WORK REQUIRED. Locate each line with the string "chart" in the listing below and copy it.

INFORMATION SHOWN.
════════

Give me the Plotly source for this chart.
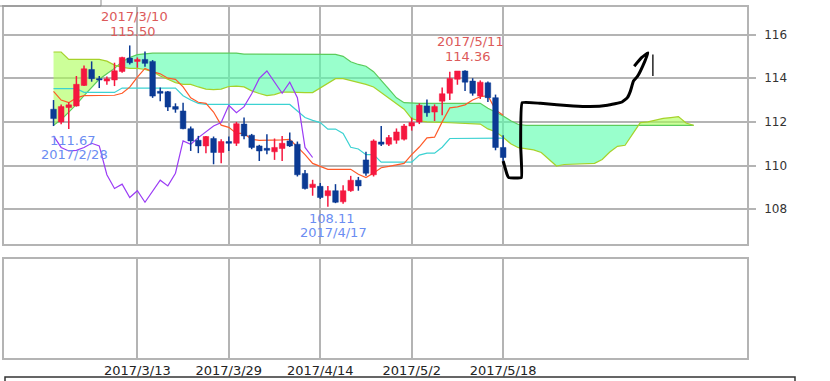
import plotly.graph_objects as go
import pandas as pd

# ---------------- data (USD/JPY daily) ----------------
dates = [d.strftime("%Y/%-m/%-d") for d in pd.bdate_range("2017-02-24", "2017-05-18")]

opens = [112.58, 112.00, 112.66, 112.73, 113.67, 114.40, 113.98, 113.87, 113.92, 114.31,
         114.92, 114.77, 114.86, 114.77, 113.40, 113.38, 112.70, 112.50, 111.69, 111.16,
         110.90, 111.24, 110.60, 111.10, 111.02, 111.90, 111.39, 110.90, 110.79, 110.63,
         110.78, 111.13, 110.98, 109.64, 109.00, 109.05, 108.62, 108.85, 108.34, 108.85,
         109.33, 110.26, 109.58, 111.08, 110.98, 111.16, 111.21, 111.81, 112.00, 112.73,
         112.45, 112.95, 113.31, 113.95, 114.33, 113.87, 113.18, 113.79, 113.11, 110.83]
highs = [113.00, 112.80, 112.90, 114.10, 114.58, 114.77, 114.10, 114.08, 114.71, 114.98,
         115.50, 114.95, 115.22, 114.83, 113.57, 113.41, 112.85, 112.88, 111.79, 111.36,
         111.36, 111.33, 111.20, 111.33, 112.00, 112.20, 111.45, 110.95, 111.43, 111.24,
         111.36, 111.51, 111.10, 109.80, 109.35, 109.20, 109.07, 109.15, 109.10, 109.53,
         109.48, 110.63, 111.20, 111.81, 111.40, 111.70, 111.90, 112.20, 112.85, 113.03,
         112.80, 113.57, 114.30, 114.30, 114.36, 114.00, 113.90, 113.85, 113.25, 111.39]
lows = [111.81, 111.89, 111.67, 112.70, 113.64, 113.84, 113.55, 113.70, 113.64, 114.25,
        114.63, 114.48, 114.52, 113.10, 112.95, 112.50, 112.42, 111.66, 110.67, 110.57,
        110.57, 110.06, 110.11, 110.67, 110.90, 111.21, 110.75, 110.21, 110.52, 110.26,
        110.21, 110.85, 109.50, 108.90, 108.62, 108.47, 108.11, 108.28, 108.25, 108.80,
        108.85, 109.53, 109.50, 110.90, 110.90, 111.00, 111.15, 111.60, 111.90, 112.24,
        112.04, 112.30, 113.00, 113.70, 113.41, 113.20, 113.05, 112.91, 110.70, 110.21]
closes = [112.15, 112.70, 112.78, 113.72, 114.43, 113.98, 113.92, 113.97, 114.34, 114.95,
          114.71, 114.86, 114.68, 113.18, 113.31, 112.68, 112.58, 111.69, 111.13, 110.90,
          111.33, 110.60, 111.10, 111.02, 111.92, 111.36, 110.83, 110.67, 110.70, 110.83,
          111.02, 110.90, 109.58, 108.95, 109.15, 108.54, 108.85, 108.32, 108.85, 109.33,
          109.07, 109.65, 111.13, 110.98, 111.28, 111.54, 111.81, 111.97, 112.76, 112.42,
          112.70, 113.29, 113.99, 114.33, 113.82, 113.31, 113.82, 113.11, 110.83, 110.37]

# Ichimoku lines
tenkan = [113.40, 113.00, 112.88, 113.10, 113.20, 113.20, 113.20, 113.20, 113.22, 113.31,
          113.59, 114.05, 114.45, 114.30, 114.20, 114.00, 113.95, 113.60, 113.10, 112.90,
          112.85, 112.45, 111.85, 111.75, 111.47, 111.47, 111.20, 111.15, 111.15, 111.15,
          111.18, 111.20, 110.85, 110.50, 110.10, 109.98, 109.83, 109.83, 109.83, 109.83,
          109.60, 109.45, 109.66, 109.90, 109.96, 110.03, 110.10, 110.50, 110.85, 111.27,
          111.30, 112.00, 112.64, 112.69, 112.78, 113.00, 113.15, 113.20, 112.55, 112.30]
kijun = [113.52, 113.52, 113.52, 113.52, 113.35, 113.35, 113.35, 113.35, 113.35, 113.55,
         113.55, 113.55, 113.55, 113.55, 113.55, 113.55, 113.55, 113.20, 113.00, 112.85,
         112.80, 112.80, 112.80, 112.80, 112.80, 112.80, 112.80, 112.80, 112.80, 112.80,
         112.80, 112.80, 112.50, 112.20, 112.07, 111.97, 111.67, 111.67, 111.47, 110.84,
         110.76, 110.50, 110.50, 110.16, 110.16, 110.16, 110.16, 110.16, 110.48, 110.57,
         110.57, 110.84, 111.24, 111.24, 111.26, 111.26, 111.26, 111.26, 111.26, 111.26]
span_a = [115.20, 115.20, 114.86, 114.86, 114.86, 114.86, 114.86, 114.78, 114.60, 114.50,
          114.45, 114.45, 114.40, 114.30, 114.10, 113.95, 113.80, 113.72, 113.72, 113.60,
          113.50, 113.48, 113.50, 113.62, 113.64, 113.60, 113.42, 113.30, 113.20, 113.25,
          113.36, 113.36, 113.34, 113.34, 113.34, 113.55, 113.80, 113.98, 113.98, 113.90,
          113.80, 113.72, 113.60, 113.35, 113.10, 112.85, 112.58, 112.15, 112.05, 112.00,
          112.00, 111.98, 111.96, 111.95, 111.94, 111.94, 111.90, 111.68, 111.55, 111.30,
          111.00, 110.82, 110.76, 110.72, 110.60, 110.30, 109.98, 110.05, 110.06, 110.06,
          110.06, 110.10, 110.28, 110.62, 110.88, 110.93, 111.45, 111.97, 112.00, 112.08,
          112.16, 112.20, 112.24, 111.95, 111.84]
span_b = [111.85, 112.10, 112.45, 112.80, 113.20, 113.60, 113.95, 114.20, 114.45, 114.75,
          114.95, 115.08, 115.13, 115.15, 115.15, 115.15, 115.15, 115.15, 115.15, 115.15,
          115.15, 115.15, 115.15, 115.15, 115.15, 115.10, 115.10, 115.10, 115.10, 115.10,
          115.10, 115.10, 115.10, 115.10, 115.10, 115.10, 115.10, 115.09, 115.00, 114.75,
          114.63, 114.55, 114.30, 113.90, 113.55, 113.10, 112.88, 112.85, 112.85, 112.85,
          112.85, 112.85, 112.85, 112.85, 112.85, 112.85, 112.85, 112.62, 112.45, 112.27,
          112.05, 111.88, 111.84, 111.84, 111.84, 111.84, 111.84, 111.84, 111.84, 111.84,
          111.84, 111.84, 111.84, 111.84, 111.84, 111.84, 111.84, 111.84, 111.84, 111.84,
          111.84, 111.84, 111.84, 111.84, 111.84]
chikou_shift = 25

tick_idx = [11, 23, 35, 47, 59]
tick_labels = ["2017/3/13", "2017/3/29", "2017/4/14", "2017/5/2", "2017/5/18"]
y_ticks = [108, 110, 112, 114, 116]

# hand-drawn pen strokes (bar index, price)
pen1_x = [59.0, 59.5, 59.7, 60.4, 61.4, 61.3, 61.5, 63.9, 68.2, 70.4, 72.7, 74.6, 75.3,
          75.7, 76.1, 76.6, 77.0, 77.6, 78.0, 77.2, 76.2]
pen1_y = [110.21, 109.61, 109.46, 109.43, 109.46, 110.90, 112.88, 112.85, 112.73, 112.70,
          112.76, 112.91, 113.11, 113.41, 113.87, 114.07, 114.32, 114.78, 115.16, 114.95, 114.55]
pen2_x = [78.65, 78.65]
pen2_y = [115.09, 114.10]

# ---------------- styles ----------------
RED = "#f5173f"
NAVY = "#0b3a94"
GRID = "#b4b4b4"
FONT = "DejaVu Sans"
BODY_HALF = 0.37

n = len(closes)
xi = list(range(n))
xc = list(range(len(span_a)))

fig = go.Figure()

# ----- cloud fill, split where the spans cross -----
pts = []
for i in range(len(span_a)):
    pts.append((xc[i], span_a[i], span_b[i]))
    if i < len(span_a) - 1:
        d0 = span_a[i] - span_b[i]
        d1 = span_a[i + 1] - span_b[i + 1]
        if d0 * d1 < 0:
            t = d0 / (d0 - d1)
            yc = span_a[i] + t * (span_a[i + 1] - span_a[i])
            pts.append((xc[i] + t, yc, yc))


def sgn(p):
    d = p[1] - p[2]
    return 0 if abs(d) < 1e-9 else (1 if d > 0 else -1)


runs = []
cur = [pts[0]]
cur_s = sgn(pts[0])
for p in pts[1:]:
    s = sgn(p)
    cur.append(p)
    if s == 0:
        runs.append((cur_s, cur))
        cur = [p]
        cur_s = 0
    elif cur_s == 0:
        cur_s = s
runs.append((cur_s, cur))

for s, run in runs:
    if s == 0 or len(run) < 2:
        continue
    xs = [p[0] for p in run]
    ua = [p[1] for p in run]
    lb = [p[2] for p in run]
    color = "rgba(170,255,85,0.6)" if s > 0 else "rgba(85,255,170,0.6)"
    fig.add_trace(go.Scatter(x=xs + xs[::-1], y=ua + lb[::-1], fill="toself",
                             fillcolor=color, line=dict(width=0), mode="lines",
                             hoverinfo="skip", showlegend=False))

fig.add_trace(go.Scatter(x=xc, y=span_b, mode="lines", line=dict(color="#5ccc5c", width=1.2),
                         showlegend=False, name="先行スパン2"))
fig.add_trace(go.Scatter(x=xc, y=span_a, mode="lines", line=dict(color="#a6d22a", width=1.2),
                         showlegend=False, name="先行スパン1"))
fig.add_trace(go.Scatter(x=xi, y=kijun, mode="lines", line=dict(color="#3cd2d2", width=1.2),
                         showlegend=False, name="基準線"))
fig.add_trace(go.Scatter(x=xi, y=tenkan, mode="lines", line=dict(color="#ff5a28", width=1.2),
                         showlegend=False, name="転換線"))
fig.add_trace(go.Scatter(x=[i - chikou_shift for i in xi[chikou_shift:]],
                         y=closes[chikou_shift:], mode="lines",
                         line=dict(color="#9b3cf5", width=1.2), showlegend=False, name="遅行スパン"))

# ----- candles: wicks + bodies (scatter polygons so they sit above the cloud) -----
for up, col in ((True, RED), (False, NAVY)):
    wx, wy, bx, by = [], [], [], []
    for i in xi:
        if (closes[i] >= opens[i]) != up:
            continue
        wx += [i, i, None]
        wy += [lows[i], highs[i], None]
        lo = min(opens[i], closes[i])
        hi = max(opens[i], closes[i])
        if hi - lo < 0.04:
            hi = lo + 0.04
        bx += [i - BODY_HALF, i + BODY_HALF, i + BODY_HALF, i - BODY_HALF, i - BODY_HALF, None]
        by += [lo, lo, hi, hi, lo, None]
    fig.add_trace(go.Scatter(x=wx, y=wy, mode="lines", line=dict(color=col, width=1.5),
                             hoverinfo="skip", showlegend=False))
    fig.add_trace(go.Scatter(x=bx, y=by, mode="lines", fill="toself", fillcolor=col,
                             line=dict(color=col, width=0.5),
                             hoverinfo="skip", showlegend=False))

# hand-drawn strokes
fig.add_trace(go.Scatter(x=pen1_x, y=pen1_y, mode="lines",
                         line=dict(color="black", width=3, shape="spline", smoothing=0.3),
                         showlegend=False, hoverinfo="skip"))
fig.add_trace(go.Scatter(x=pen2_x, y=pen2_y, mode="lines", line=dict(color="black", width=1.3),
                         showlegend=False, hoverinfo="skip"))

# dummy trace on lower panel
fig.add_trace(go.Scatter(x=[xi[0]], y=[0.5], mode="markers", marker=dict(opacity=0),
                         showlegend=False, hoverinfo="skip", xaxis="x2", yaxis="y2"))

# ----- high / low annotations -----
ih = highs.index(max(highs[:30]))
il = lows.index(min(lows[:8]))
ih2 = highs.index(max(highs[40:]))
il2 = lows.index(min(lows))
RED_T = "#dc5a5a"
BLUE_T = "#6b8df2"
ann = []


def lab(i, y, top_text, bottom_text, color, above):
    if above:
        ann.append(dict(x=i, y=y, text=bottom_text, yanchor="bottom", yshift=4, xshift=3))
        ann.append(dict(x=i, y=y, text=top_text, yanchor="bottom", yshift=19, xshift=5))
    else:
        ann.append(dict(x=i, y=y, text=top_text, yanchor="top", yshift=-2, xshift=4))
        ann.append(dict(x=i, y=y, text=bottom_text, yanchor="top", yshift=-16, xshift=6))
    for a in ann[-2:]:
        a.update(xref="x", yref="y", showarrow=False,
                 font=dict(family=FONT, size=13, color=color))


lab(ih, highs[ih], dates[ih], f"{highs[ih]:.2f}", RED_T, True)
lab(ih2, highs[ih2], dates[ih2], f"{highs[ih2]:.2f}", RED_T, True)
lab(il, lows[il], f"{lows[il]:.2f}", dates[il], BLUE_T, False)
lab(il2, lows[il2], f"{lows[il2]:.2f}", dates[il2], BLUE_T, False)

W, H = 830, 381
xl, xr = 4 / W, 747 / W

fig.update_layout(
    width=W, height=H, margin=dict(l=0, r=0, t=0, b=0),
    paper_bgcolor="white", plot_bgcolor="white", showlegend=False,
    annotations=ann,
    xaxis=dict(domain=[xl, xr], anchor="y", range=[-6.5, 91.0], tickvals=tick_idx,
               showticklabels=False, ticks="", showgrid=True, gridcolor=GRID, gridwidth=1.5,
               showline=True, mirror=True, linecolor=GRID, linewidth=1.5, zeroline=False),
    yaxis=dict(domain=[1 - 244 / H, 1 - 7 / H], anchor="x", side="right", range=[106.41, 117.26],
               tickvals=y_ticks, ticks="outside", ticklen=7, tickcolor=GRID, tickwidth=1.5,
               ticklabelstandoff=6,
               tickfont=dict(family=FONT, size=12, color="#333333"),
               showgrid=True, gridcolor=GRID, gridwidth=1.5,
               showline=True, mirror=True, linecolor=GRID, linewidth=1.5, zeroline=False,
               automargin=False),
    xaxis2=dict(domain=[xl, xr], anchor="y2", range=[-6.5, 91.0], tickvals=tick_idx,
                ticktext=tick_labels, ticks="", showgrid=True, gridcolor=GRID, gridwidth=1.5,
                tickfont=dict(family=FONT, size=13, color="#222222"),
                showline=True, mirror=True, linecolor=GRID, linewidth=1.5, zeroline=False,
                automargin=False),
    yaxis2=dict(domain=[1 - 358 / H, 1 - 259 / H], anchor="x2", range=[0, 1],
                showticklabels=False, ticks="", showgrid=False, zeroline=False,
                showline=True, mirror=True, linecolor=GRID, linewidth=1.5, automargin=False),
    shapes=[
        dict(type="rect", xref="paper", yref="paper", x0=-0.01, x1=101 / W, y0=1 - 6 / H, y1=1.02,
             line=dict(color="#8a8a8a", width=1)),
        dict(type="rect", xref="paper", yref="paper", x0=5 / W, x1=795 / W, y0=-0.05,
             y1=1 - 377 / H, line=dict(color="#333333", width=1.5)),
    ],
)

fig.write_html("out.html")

════════

CORRECT RESPONSE.
Give me the Plotly source for this chart.

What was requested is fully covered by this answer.